In order to evaluate the effects of reperfusion injury on both muscles and nerves, the UVA researchers created a mouse model. Mice were allowed to exercise in the form of voluntary running. Then they were subjected to surgical operations.
Furthermore, the researchers evaluated the level of oxidative stress experienced by the mitochondria of the cells once blood began flowing through the area again.
They found that mice that did physical exercises before their injury displayed reduced levels of damage from ischemia reperfusion. Pre-injury workouts strengthened the muscles and nerves, which protected the cells from getting damaged by restored blood flow. However, exercise did not reduce the amount of oxidative stress experienced by the tissues.
An earlier study by Yan examined the activity of muscle cells during the loss and restoration of blood flow. He compared the cells to circuit boards that were normally hooked up to wires but could get disconnected.
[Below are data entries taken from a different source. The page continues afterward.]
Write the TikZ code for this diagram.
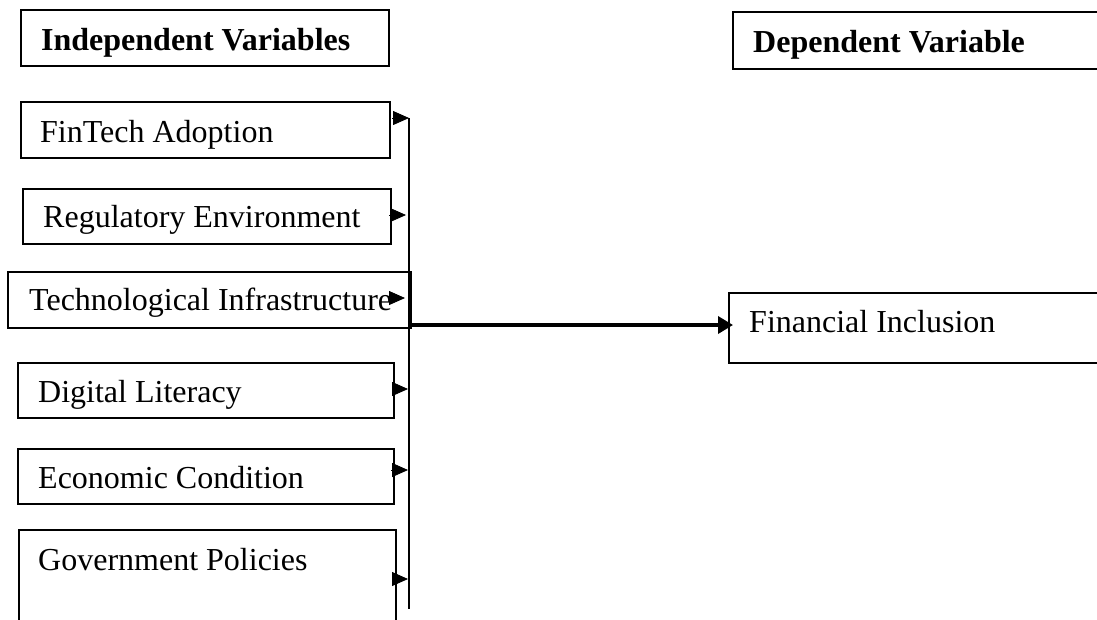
\documentclass[tikz,border=0pt]{standalone}
\usepackage{fontspec}
\setmainfont{Liberation Serif}
\usetikzlibrary{arrows.meta}
\tikzset{
  box/.style={draw=black, line width=1.6pt, rectangle, inner sep=0pt, anchor=north west},
  lbl/.style={anchor=base west, inner sep=0pt, font=\fontsize{32}{38}\selectfont},
  hlbl/.style={lbl, font=\fontsize{32}{38}\selectfont\bfseries},
  tip/.style={-{Triangle[length=16pt,width=14pt]}, line width=0.8pt},
  bar/.style={line width=1.3pt},
  main/.style={-{Triangle[length=15pt,width=17pt]}, line width=3.5pt}
}
\begin{document}
\begin{tikzpicture}[x=1pt,y=-1pt]
\useasboundingbox (0,0) rectangle (1097,619);
\begin{scope}
\clip (0,0) rectangle (1097,619);
% boxes
\node[box, minimum width=368pt, minimum height=56pt] (hiv) at (20,9) {};
\node[box, minimum width=369pt, minimum height=56pt] (b1) at (20,101) {};
\node[box, minimum width=368pt, minimum height=55pt] (b2) at (22,188) {};
\node[box, minimum width=403pt, minimum height=56pt] (b3) at (7,271) {};
\node[box, minimum width=376pt, minimum height=55pt] (b4) at (17,362) {};
\node[box, minimum width=376pt, minimum height=55pt] (b5) at (17,448) {};
\node[box, minimum width=377pt, minimum height=110pt] (b6) at (18,529) {};
\node[box, minimum width=380pt, minimum height=57pt] (hdv) at (732,11) {};
\node[box, minimum width=385pt, minimum height=70pt] (fi) at (728,292) {};
\end{scope}
% labels
\node[hlbl] (thiv) at (41,50) {Independent Variables};
\node[lbl] (t1) at (40,142) {FinTech Adoption};
\node[lbl] (t2) at (43,227) {Regulatory Environment};
\node[lbl] (t3) at (29,310) {Technological Infrastructure};
\node[lbl] (t4) at (38,402) {Digital Literacy};
\node[lbl] (t5) at (38,488) {Economic Condition};
\node[lbl] (t6) at (38,570) {Government Policies};
\node[hlbl] (thdv) at (753,52) {Dependent Variable};
\node[lbl] (tfi) at (749,332) {Financial Inclusion};
% vertical collector line
\coordinate (vtop) at (409,118);
\coordinate (vbot) at (409,609);
\draw[bar] (vtop) -- (vbot);
% small arrow tips
\coordinate (a1s) at (392,118); \coordinate (a1e) at (409,118);
\coordinate (a2s) at (389,215); \coordinate (a2e) at (406,215);
\coordinate (a3s) at (390,298); \coordinate (a3e) at (405,298);
\coordinate (a4s) at (392,389); \coordinate (a4e) at (408,389);
\coordinate (a5s) at (391,470); \coordinate (a5e) at (408,470);
\coordinate (a6s) at (392,579); \coordinate (a6e) at (408,579);
\draw[tip] (a1s) -- (a1e);
\draw[tip] (a2s) -- (a2e);
\draw[tip] (a3s) -- (a3e);
\draw[tip] (a4s) -- (a4e);
\draw[tip] (a5s) -- (a5e);
\draw[tip] (a6s) -- (a6e);
% main arrow
\coordinate (ms) at (412,325);
\draw[main] (ms) -- ([xshift=5pt]fi.west |- ms);
\end{tikzpicture}
\end{document}
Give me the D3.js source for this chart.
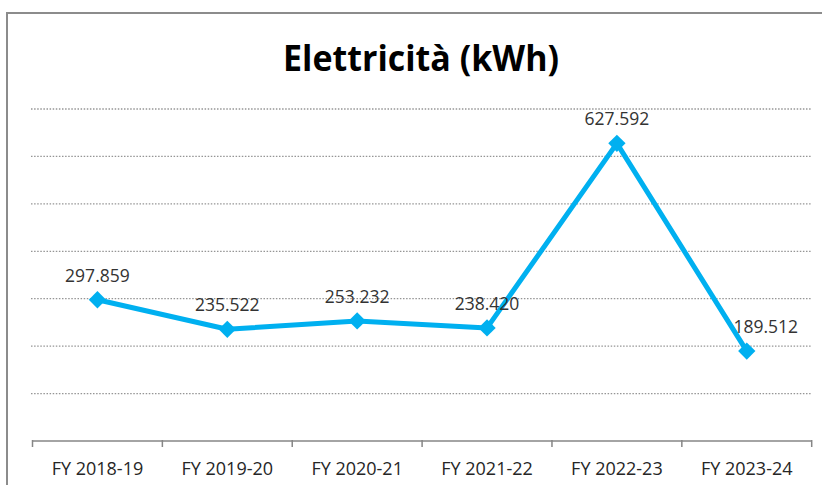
<!DOCTYPE html>
<html>
<head>
<meta charset="utf-8">
<script src="https://cdnjs.cloudflare.com/ajax/libs/d3/7.8.5/d3.min.js"></script>
<style>
  body { margin: 0; background: #fff; }
  svg { display: block; }
</style>
</head>
<body>
<div id="chart"></div>
<script>
// Data
const categories = ['FY 2018-19', 'FY 2019-20', 'FY 2020-21', 'FY 2021-22', 'FY 2022-23', 'FY 2023-24'];
const values = [297859, 235522, 253232, 238420, 627592, 189512];
const gridValues = [100000, 200000, 300000, 400000, 500000, 600000, 700000];
const title = 'Elettricità (kWh)';

const width = 822;
const height = 485;

const svg = d3.select('#chart').append('svg')
    .attr('width', width)
    .attr('height', height);

// Chart frame (extends past the right and bottom edges)
svg.append('rect')
    .attr('x', 7)
    .attr('y', 13)
    .attr('width', width)
    .attr('height', height)
    .attr('fill', 'none')
    .attr('stroke', '#8c8c8c')
    .attr('stroke-width', 2);

// Title
svg.append('text')
    .attr('x', 421)
    .attr('y', 71)
    .attr('text-anchor', 'middle')
    .style('font-family', "'Open Sans', sans-serif")
    .style('font-weight', 'bold')
    .style('font-size', '36px')
    .attr('textLength', 276)
    .attr('lengthAdjust', 'spacingAndGlyphs')
    .style('fill', '#000')
    .text(title);

// Scales
const x = d3.scaleBand()
    .domain(categories)
    .range([32.5, 811.7]);

const y = d3.scaleLinear()
    .domain([0, 700000])
    .range([441, 109]);

// Dotted gridlines
svg.append('g')
    .selectAll('line')
    .data(gridValues)
    .enter().append('line')
    .attr('x1', 31)
    .attr('x2', 812)
    .attr('y1', d => y(d))
    .attr('y2', d => y(d))
    .attr('stroke', '#959595')
    .attr('stroke-width', 1.3)
    .attr('stroke-dasharray', '1.5,1.6');

// Category axis
const xAxis = svg.append('g')
    .attr('transform', `translate(0,${y(0)})`);

xAxis.append('line')
    .attr('x1', x.range()[0])
    .attr('x2', x.range()[1])
    .attr('stroke', '#868686')
    .attr('stroke-width', 1.5);

const tickPos = categories.map(c => x(c)).concat([x.range()[1]]);
xAxis.selectAll('.tick')
    .data(tickPos)
    .enter().append('line')
    .attr('class', 'tick')
    .attr('x1', d => d)
    .attr('x2', d => d)
    .attr('y1', -1)
    .attr('y2', 6)
    .attr('stroke', '#868686')
    .attr('stroke-width', 1.5);

xAxis.selectAll('.label')
    .data(categories)
    .enter().append('text')
    .attr('class', 'label')
    .attr('x', d => x(d) + x.bandwidth() / 2)
    .attr('y', 34)
    .attr('text-anchor', 'middle')
    .style('font-family', "'Open Sans', sans-serif")
    .style('font-size', '18px')
    .style('fill', '#262626')
    .text(d => d);

// Line
const series = categories.map((c, i) => ({ cat: c, value: values[i] }));

const line = d3.line()
    .x(d => x(d.cat) + x.bandwidth() / 2)
    .y(d => y(d.value));

svg.append('path')
    .datum(series)
    .attr('d', line)
    .attr('fill', 'none')
    .attr('stroke', '#00B0F0')
    .attr('stroke-width', 5)
    .attr('stroke-linejoin', 'round');

// Diamond markers
svg.append('g')
    .selectAll('path')
    .data(series)
    .enter().append('path')
    .attr('d', d3.symbol(d3.symbolSquare, 150))
    .attr('transform', d => `translate(${x(d.cat) + x.bandwidth() / 2},${y(d.value)}) rotate(45)`)
    .attr('fill', '#00B0F0');

// Data labels (Italian thousands separator)
const fmt = d3.formatLocale({ decimal: ',', thousands: '.', grouping: [3], currency: ['€', ''] }).format(',d');

svg.append('g')
    .selectAll('text')
    .data(series)
    .enter().append('text')
    .attr('x', (d, i) => x(d.cat) + x.bandwidth() / 2 + (i === series.length - 1 ? 19 : 0))
    .attr('y', d => y(d.value) - 18)
    .attr('text-anchor', 'middle')
    .style('font-family', "'Open Sans', sans-serif")
    .style('font-size', '17.5px')
    .style('fill', '#333')
    .text(d => fmt(d.value));
</script>
</body>
</html>
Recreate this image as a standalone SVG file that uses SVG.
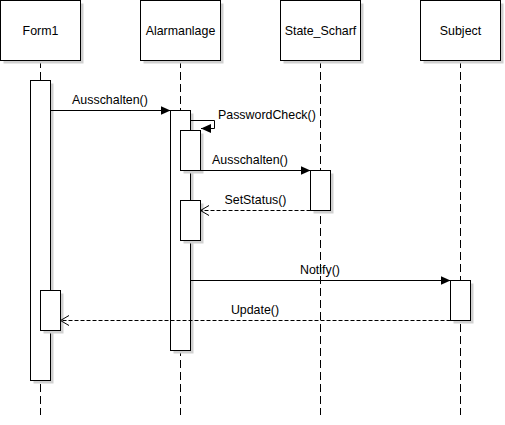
<svg xmlns="http://www.w3.org/2000/svg" width="505" height="425" viewBox="0 0 505 425">
<style>
.box{fill:#fff;stroke:#000;stroke-width:1}
.sh{fill:#d0d0d0;stroke:none}
.life{stroke:#000;stroke-width:1;stroke-dasharray:8 4;fill:none}
.msg{stroke:#000;stroke-width:1;fill:none}
.ret{stroke:#000;stroke-width:1;fill:none;stroke-dasharray:4 2}
text{font-family:"Liberation Sans",Arial,sans-serif;font-size:12.4px;fill:#000}
.c{text-anchor:middle}
</style>
<defs>
<marker id="blk" viewBox="0 0 10 10" refX="10" refY="5" markerWidth="10" markerHeight="10" markerUnits="userSpaceOnUse" orient="auto">
<path d="M0,0.5 L10,5 L0,9.5 Z" fill="#000"/>
</marker>
<marker id="open" viewBox="0 0 10 12" refX="9.5" refY="6" markerWidth="10" markerHeight="12" markerUnits="userSpaceOnUse" orient="auto">
<path d="M1,1 L9.5,6 L1,11" fill="none" stroke="#000" stroke-width="1"/>
</marker>
</defs>
<g id="lifelines">
<line class="life" x1="40.5" y1="60" x2="40.5" y2="415"/>
<line class="life" x1="180.5" y1="60" x2="180.5" y2="415"/>
<line class="life" x1="320.5" y1="60" x2="320.5" y2="415"/>
<line class="life" x1="460.5" y1="60" x2="460.5" y2="415"/>
</g>
<g id="form1">
<rect class="sh" x="3.5" y="3.5" width="80" height="60"/>
<rect class="box" x="0.5" y="0.5" width="80" height="60"/>
<text class="c" x="40.5" y="34.5">Form1</text>
</g>
<g id="alarmanlage">
<rect class="sh" x="143.5" y="3.5" width="80" height="60"/>
<rect class="box" x="140.5" y="0.5" width="80" height="60"/>
<text class="c" x="180.5" y="34.5">Alarmanlage</text>
</g>
<g id="state_scharf">
<rect class="sh" x="283.5" y="3.5" width="80" height="60"/>
<rect class="box" x="280.5" y="0.5" width="80" height="60"/>
<text class="c" x="320.5" y="34.5">State_Scharf</text>
</g>
<g id="subject">
<rect class="sh" x="423.5" y="3.5" width="80" height="60"/>
<rect class="box" x="420.5" y="0.5" width="80" height="60"/>
<text class="c" x="460.5" y="34.5">Subject</text>
</g>
<g id="act_form1">
<rect class="sh" x="33.5" y="83.5" width="20" height="300"/>
<rect class="box" x="30.5" y="80.5" width="20" height="300"/>
</g>
<g id="act_form1_update">
<rect class="sh" x="43.5" y="293.5" width="20" height="40"/>
<rect class="box" x="40.5" y="290.5" width="20" height="40"/>
</g>
<g id="act_alarm">
<rect class="sh" x="173.5" y="113.5" width="20" height="240"/>
<rect class="box" x="170.5" y="110.5" width="20" height="240"/>
</g>
<g id="act_alarm_pw">
<rect class="sh" x="183.5" y="133.5" width="20" height="40"/>
<rect class="box" x="180.5" y="130.5" width="20" height="40"/>
</g>
<g id="act_alarm_status">
<rect class="sh" x="183.5" y="203.5" width="20" height="40"/>
<rect class="box" x="180.5" y="200.5" width="20" height="40"/>
</g>
<g id="act_state">
<rect class="sh" x="313.5" y="173.5" width="20" height="40"/>
<rect class="box" x="310.5" y="170.5" width="20" height="40"/>
</g>
<g id="act_subject">
<rect class="sh" x="453.5" y="283.5" width="20" height="40"/>
<rect class="box" x="450.5" y="280.5" width="20" height="40"/>
</g>
<g id="connectors">
<line class="msg" x1="50.5" y1="110.5" x2="170.5" y2="110.5" marker-end="url(#blk)"/>
<text class="c" x="110" y="104">Ausschalten()</text>
<path class="msg" d="M190.5,120.5 H214.5 V128.5 H201" marker-end="url(#blk)"/>
<text x="218" y="119">PasswordCheck()</text>
<line class="msg" x1="200.5" y1="170.5" x2="310.5" y2="170.5" marker-end="url(#blk)"/>
<text class="c" x="250" y="164">Ausschalten()</text>
<line class="ret" x1="310.5" y1="210.5" x2="200.5" y2="210.5" marker-end="url(#open)"/>
<text class="c" x="255.5" y="204">SetStatus()</text>
<line class="msg" x1="190.5" y1="280.5" x2="450.5" y2="280.5" marker-end="url(#blk)"/>
<text class="c" x="320" y="274">Notify()</text>
<line class="ret" x1="450.5" y1="320.5" x2="60.5" y2="320.5" marker-end="url(#open)"/>
<text class="c" x="255" y="314">Update()</text>
</g>
</svg>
In that experiment, he treated the mice with a compound that protected the mitochondria of muscle cells from harm. Specifically, it shielded a structure called a neuromuscular junction, where the muscle and the nerve are physically linked in order to regulate the contraction of the muscle.
The compound protected the neuromuscular junction from taking any damage. In the future, a refined version could be adapted for emergency medical use by humans.
"On the battlefield, a simple thing to do is to put a bandage around the limb to block the circulation, to block the bleeding," Yan explained in a press release. "But at a certain point, you have to re-establish circulation, and our approach could offer a way to minimize the collateral damage and get better outcomes."
It appeared that physical exercise achieves the same protective effect as the compound. However, exercise used a different means of protecting the neuromuscular junction from getting damaged by ischemia reperfusion.